[FoRK] Re: reas. conv. 10/22: "Religion is not only wrong;
corinna.schultz at gmail.com
> on >
Thu Nov 16 08:31:37 PST 2006
Kragen Javier Sitaker wrote:
> However, more importantly, "inappropriate" and "appropriate" do only
> literally refer to temporary, contingent societal norms, rather than
> right and wrong.
[My kids are 9 and 6, so I have no proof my theories work]
I don't have a strongly developed ethical theory, so there are probably
big holes in my ideas. However, I think there is enough legitimate
relativism that I shy away from using the term "moral". "Moral" implies
external, hard-and-fast, always-true, standards by which you judge
yourself and others. Off the top of my head, I can't think of anything I
believe that I would feel comfortable making such a strong statement
about. Sometimes it's ok to kill an animal (or a person), sometimes it's
ok to copy someone else's work, sometimes it's ok to take something
without permission, etc.
Most of the situations we think of as "moral" have very few exceptions,
or the exceptions are quite nuanced (e.g. lesser-of-two-evils
situations) that it can be confusing for little kids. Kind of like sex,
I think that you should tell then what they need to know, answer their
questions honestly, and give them room to think and form their own opinions.

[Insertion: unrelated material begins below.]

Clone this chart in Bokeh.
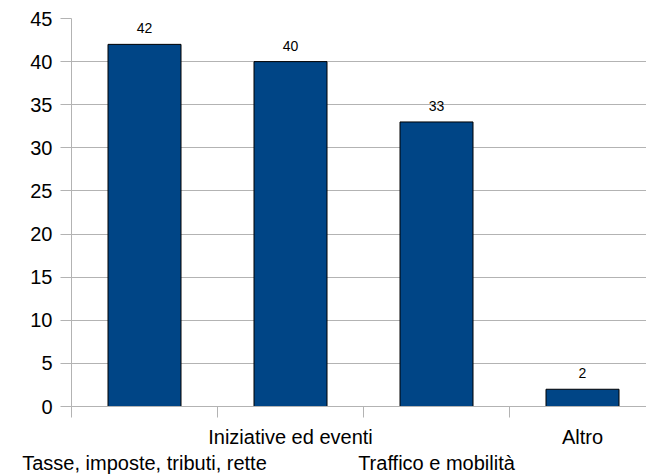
from bokeh.plotting import figure
from bokeh.models import Range1d, FixedTicker, LinearAxis, ColumnDataSource
from bokeh.embed import file_html
from bokeh.resources import INLINE
from bokeh.core.properties import value

categories = ["Tasse, imposte, tributi, rette", "Iniziative ed eventi", "Traffico e mobilità", "Altro"]
values = [42, 40, 33, 2]
y_ticks = [0, 5, 10, 15, 20, 25, 30, 35, 40, 45]

FONT = "Liberation Sans"
xs = [i + 0.5 for i in range(len(categories))]
bounds = [i for i in range(len(categories) + 1)]
src = ColumnDataSource(dict(x=xs, top=values, lab=[str(v) for v in values]))

p = figure(width=646, height=476, output_backend="svg", toolbar_location=None,
           x_range=Range1d(0, 575 / 146), y_range=Range1d(0, 45),
           min_border_left=71, min_border_right=0, min_border_top=18, min_border_bottom=69)
p.outline_line_color = None
p.background_fill_color = "white"

p.vbar(x="x", top="top", width=0.5, bottom=0, source=src,
       fill_color="#004586", line_color="black", line_width=1)
p.text(x="x", y="top", text="lab", source=src, text_align="center", text_baseline="bottom",
       y_offset=-11, text_font=value(FONT), text_font_size="14px", text_color="black")

grid_c = "#b3b3b3"
p.xgrid.visible = False
p.ygrid.grid_line_color = grid_c
p.ygrid.ticker = FixedTicker(ticks=y_ticks)

p.yaxis.ticker = FixedTicker(ticks=y_ticks)
p.yaxis.axis_line_color = grid_c
p.yaxis.major_tick_line_color = grid_c
p.yaxis.major_tick_out = 11
p.yaxis.major_tick_in = 0
p.yaxis.minor_tick_line_color = None
p.yaxis.major_label_text_font = FONT
p.yaxis.major_label_text_font_size = "20px"
p.yaxis.major_label_text_color = "black"
p.yaxis.major_label_standoff = 8

# first row of category labels (odd positions) + boundary ticks as minor ticks
row1 = {xs[i]: (categories[i] if i % 2 == 1 else "") for i in range(len(categories))}
p.xaxis.ticker = FixedTicker(ticks=xs, minor_ticks=bounds)
p.xaxis.major_label_overrides = row1
p.xaxis.axis_line_color = grid_c
p.xaxis.major_tick_line_color = None
p.xaxis.major_tick_out = 0
p.xaxis.major_tick_in = 0
p.xaxis.minor_tick_line_color = grid_c
p.xaxis.minor_tick_out = 11
p.xaxis.minor_tick_in = 0
p.xaxis.major_label_standoff = 8
p.xaxis.major_label_text_font = FONT
p.xaxis.major_label_text_font_size = "20px"
p.xaxis.major_label_text_color = "black"

# second row (even positions)
row2 = {xs[i]: (categories[i] if i % 2 == 0 else "") for i in range(len(categories))}
ax2 = LinearAxis(ticker=FixedTicker(ticks=xs), major_label_overrides=row2,
                 axis_line_color=None, major_tick_line_color=None, minor_tick_line_color=None,
                 major_tick_out=0, major_tick_in=0, major_label_standoff=1,
                 major_label_text_font=FONT, major_label_text_font_size="20px",
                 major_label_text_color="black")
p.add_layout(ax2, "below")

open("out.html", "w").write(file_html(p, INLINE))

So, ethically, I use "appropriate" and "inappropriate" because I think
there *is* a contingent component to the statement. It's inappropriate
to interrupt when we're talking (unless it's really important). It's
inappropriate to hurt other creatures (unless it's mosquitoes, fire
ants, fleas, or you're getting attacked by a bear). It's appropriate to
stand up for yourself (but you don't really want to start a fight, so
think before you act).
I think kids can tell when you're being disingenuous with them. They try
so hard to understand and fit in, that they can sense hypocrisy a mile
away. And sometimes, I'm tired, grumpy, impatient, and in one way or
another I imply "this is the way it is because I said so and you must
On balance, I think I give them the respect of revealing the nuances of
a situation, showing them some of my thinking, admitting when I'm being
inconsistent, and encouraging them to think for themselves.
I must say though, that our lives have been pretty simple up to now,
with homeschooling, and few social contacts. After we move, we will
probably send them to school, and the world will suddenly become
complicated and more challenging for them (and for us).